Reviewer: Ilisha Newhouse, Chandler, mystery shopping instructor and author of "Mystery Shopping Made Easy," due to be released in April (McGraw-Hill; $12.99)
Pros: "It describes the industry and gives you leads and links."
Cons: A lot of the links were repetitive, and it doesn’t give you enough help to get you up and running in the business. Ninety-eight percent of mystery shopping jobs is independent contract work and you have to set up a small business and pay your own taxes.
On the money: It didn’t discuss in detail how much money you’d be making. (Newhouse’s book gives detailed charts on how much different types of jobs pay, and says you can earn $40,000 per year "if you hustle," she said.)
Worth it? "It’s a great book for someone who’s curious, but the price is a bit steep."
"Become a Romance Writer"
Reviewer: Connie Flynn, Scottsdale, author of 10 published romance novels
Pros: Awesome Web links; great index, well-formatted. "She did a very good job of shattering the myth that Harlequin romance is formulaic."
Cons: "It makes it seem a bit too easy.

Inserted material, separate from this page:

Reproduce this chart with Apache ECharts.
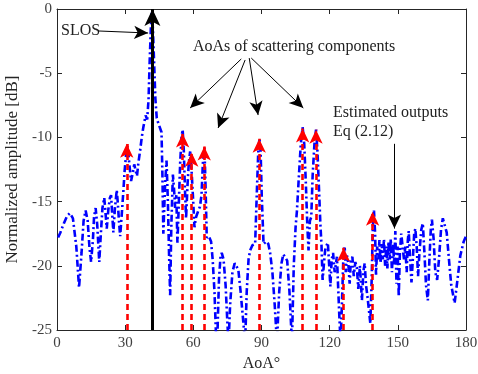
<!DOCTYPE html>
<html>
<head>
<meta charset="utf-8">
<script src="https://cdn.jsdelivr.net/npm/echarts@6/dist/echarts.min.js"></script>
<style>
html,body{margin:0;padding:0;background:#fff;}
#chart{width:478px;height:374px;}
</style>
</head>
<body>
<div id="chart"></div>
<script>
// Blue spectrum (AoA in degrees, normalized amplitude in dB)
const aoa = [0.5,1.5,3,4.5,5.7,7,8.5,9.7,10.8,11.7,12.6,13.5,14.3,15,15.8,16.3,17,17.7,18.6,19.3,20,20.8,21.4,21.9,22.6,23.3,23.8,24.3,24.8,25.5,26.3,26.8,27.3,27.8,28.5,29.2,29.8,30.5,31.1,31.8,32.6,33.3,34,34.6,35.2,35.8,36.6,37.3,38,39,39.7,40.3,40.8,41.3,41.7,42.2,42.7,43.3,43.9,44.6,45.4,46,46.4,46.8,47.5,48.2,48.8,49.3,49.8,50.3,51,51.5,52,52.5,53,53.6,54.2,54.8,55.3,55.8,56.3,56.8,57.5,58,58.6,59.2,59.8,60.5,61.2,62.2,62.9,63.6,64.2,64.9,65.4,65.9,66.8,67.8,68.5,69.3,70,70.5,71.3,72,72.5,73.3,74.2,75,75.5,76.2,77.2,78.2,79,79.8,80.8,81.8,82.8,83.5,84.3,85,86,87.2,88,88.6,89.1,89.6,90.1,90.9,92,93,93.8,94.8,95.8,96.8,97.8,98.8,99.6,100.4,101.3,102.3,103.4,104.2,105,105.6,106.3,107.3,108.1,108.8,109.5,110.2,110.7,111.3,111.9,112.5,113.3,114,114.6,115.3,115.9,116.4,116.9,117.4,118,118.4,119.2,119.8,120.3,120.9,121.5,122.2,123.2,123.7,124.2,124.8,125.4,126,126.6,127.1,127.6,128.2,128.8,129.3,130,130.6,131.3,132,132.6,133.3,134.2,134.8,135.4,136,136.7,137.3,137.9,138.5,139,139.5,140,140.4,140.9,141.4,141.9,142.4,142.9,143.4,143.9,144.4,144.9,145.4,145.9,146.4,146.9,147.4,147.9,148.4,148.9,149.4,149.9,150.4,150.9,151.5,152.1,152.7,153.3,153.9,154.4,154.8,155.4,156,156.6,157.2,157.7,158.3,158.9,159.5,160.3,161,161.7,162.4,163.2,163.9,164.5,165,165.7,166.5,167.3,168.1,169,169.8,170.6,171.5,172.5,173.5,175,176.3,177.5,179,180];
const amp = [-17.8,-17.4,-16.7,-16.1,-15.9,-16.3,-18.5,-21.7,-19,-16.5,-15.7,-16.5,-18.6,-19.7,-18,-16.2,-15.5,-16.8,-19.7,-17.5,-15.5,-14.7,-16,-17.1,-15.6,-14.7,-14.5,-16,-17.4,-15.5,-14.1,-15.2,-16.6,-17.7,-16,-14.2,-12.5,-11.2,-10.7,-12,-13.4,-12.8,-12.1,-12.6,-13,-12,-11,-10,-9.2,-8.3,-8.6,-7,-4,-1.5,-0.3,-1.5,-4,-7,-8.5,-8.9,-8.9,-9.6,-13,-17.5,-14,-11.8,-15,-19,-22.3,-17,-12.9,-14,-15.5,-14.5,-18.2,-15.2,-12,-10,-9.4,-11,-14,-16.3,-13.5,-12,-11.1,-12.5,-14.5,-17,-16.2,-15.7,-15.4,-14.5,-12,-10.8,-14,-17.8,-17.7,-18.1,-19.5,-22,-25.5,-26,-21,-19.2,-19,-19.5,-21.5,-24.5,-26,-23,-20.5,-19.8,-19.8,-20.3,-22,-24,-26,-22,-19.5,-18.8,-18.4,-18.3,-14,-11,-10.1,-11,-14.5,-18.3,-18.1,-18.3,-19,-20.5,-23,-26,-22,-19.8,-19.1,-19,-19.6,-22,-26,-20,-17,-15.7,-13.5,-10.5,-9.2,-10.5,-13.5,-17,-18.8,-16.5,-16.2,-13,-10.5,-9.4,-11,-14,-16.7,-18.4,-21.1,-20,-18.8,-18.5,-18.2,-20,-21.6,-19.5,-19,-20.5,-19.3,-21.5,-23.7,-26,-23,-19.5,-18.5,-20.5,-19.2,-19.8,-21.4,-19.6,-19.3,-20.8,-19.7,-20.2,-21.8,-20,-22.7,-20.5,-19.8,-21.5,-22.5,-23.5,-24.5,-21,-17,-15.7,-17.5,-20.7,-18.5,-19.5,-18,-19.8,-18.3,-19.5,-17.9,-20,-18.5,-20.2,-18.1,-19.5,-17.9,-20.5,-18.3,-19.9,-17.3,-21.4,-18.5,-22.4,-19,-17.5,-17.5,-19.5,-18.5,-20.5,-18,-17.3,-19.5,-21.3,-19.5,-17.5,-17.1,-18.5,-20.8,-19,-17.2,-16.7,-19,-21.5,-22.7,-19.5,-17.2,-16.4,-17.8,-20.5,-21.1,-19.5,-17.2,-16.3,-16.3,-17.4,-19.5,-21.5,-22.9,-21,-19.2,-18.1,-17.7];

// Estimated AoAs of scattering components (red stems)
const stemAoA = [30.7, 55.3, 59.3, 64.8, 89.0, 108.1, 114.0, 126.1, 138.9];
const stemAmp = [-10.5, -9.7, -11.2, -10.7, -10.1, -9.3, -9.4, -18.6, -15.8];

// SLOS
const slosAoA = 42;
const slosAmp = 0;

// Axes
const xTicks = [0, 30, 60, 90, 120, 150, 180];
const yTicks = [-25, -20, -15, -10, -5, 0];

const FONT = '"Liberation Serif", "DejaVu Serif", serif';
const AX = '#262626';

const chart = echarts.init(document.getElementById('chart'));

const blueData = aoa.map((x, i) => [x, amp[i]]);

function arrowPair(from, to, size) {
  return [
    { coord: from, symbol: 'none' },
    { coord: to, symbol: 'arrow', symbolSize: size }
  ];
}

const stemLines = stemAoA.map((x, i) => arrowPair([x, yTicks[0]], [x, stemAmp[i]], [10, 14]));
const slosLine = [arrowPair([slosAoA, yTicks[0]], [slosAoA, slosAmp], [12, 17])];
const annArrows = [
  [[18.1, -1.71], [40.1, -1.87]],
  [[81.1, -3.89], [58.6, -7.71]],
  [[82.8, -3.97], [70.9, -9.27]],
  [[84.6, -3.82], [88.5, -8.26]],
  [[85.5, -3.82], [108.4, -7.71]],
  [[148.5, -10.5], [148.5, -17.1]]
].map(c => arrowPair(c[0], c[1], [10, 14]));

const baseAxis = {
  axisLine: { show: true, onZero: false, lineStyle: { color: AX, width: 1 } },
  axisTick: { show: true, inside: true, length: 5, lineStyle: { color: AX } },
  splitLine: { show: false }
};

function arrowML(data, color, width, type) {
  return {
    silent: true, animation: false,
    symbol: ['none', 'arrow'],
    label: { show: false },
    emphasis: { disabled: true },
    lineStyle: { color: color, width: width, type: type, opacity: 1 },
    data: data
  };
}

chart.setOption({
  animation: false,
  grid: { left: 57, right: 12, top: 9, bottom: 44, outerBoundsMode: 'none', containLabel: false },
  xAxis: [
    Object.assign({}, baseAxis, {
      type: 'value', min: xTicks[0], max: xTicks[xTicks.length - 1], interval: 30,
      name: 'AoA°', nameLocation: 'middle', nameGap: 25,
      nameTextStyle: { fontFamily: FONT, fontSize: 16, color: AX },
      axisLabel: { fontFamily: FONT, fontSize: 15, color: '#404040', margin: 6 }
    }),
    Object.assign({}, baseAxis, {
      type: 'value', position: 'top', min: xTicks[0], max: xTicks[xTicks.length - 1], interval: 30,
      axisLabel: { show: false }
    })
  ],
  yAxis: [
    Object.assign({}, baseAxis, {
      type: 'value', min: yTicks[0], max: yTicks[yTicks.length - 1], interval: 5,
      name: 'Normalized amplitude [dB]', nameLocation: 'middle', nameGap: 27,
      nameTextStyle: { fontFamily: FONT, fontSize: 17, color: AX },
      axisLabel: { fontFamily: FONT, fontSize: 15, color: '#404040', margin: 5 }
    }),
    Object.assign({}, baseAxis, {
      type: 'value', position: 'right', min: yTicks[0], max: yTicks[yTicks.length - 1], interval: 5,
      axisLabel: { show: false }
    })
  ],
  series: [
    {
      type: 'line', data: blueData, showSymbol: false, symbol: 'none', clip: true,
      lineStyle: { color: '#0000ff', width: 2.6, type: [7, 3, 2, 3] }, z: 2,
      silent: true
    },
    {
      type: 'line', data: [], z: 3,
      markLine: arrowML(stemLines, '#ff0000', 2.6, [6, 4])
    },
    {
      type: 'line', data: [], z: 4,
      markLine: arrowML(slosLine, '#000000', 3, 'solid')
    },
    {
      type: 'line', data: [], z: 4,
      markLine: arrowML(annArrows, '#000000', 1, 'solid')
    }
  ],
  graphic: [
    { type: 'text', left: 61, top: 23, style: { text: 'SLOS', font: '16px ' + FONT, fill: '#222' } },
    { type: 'text', left: 193, top: 39, style: { text: 'AoAs of scattering components', font: '16px ' + FONT, fill: '#222' } },
    { type: 'text', left: 333, top: 105, style: { text: 'Estimated outputs', font: '16px ' + FONT, fill: '#222' } },
    { type: 'text', left: 333, top: 124, style: { text: 'Eq (2.12)', font: '16px ' + FONT, fill: '#222' } }
  ]
});
</script>
</body>
</html>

It’s an up-and-down world and I don’t think the author portrayed that as well as she might have. It didn’t say that most writers need a second income somewhere."
On the money: "It did explain that if you could write three to four books a year, you could make a living income of $30,000 to $50,000 a year. The thing that she didn’t explain is how hard it is to get that many contracts a year or how hard it is to write that many books."
Worth it? "Yes, for people who are totally unfamiliar with the romance genre or novel writing in general. It’s very well-organized and chatty. It was an easy read."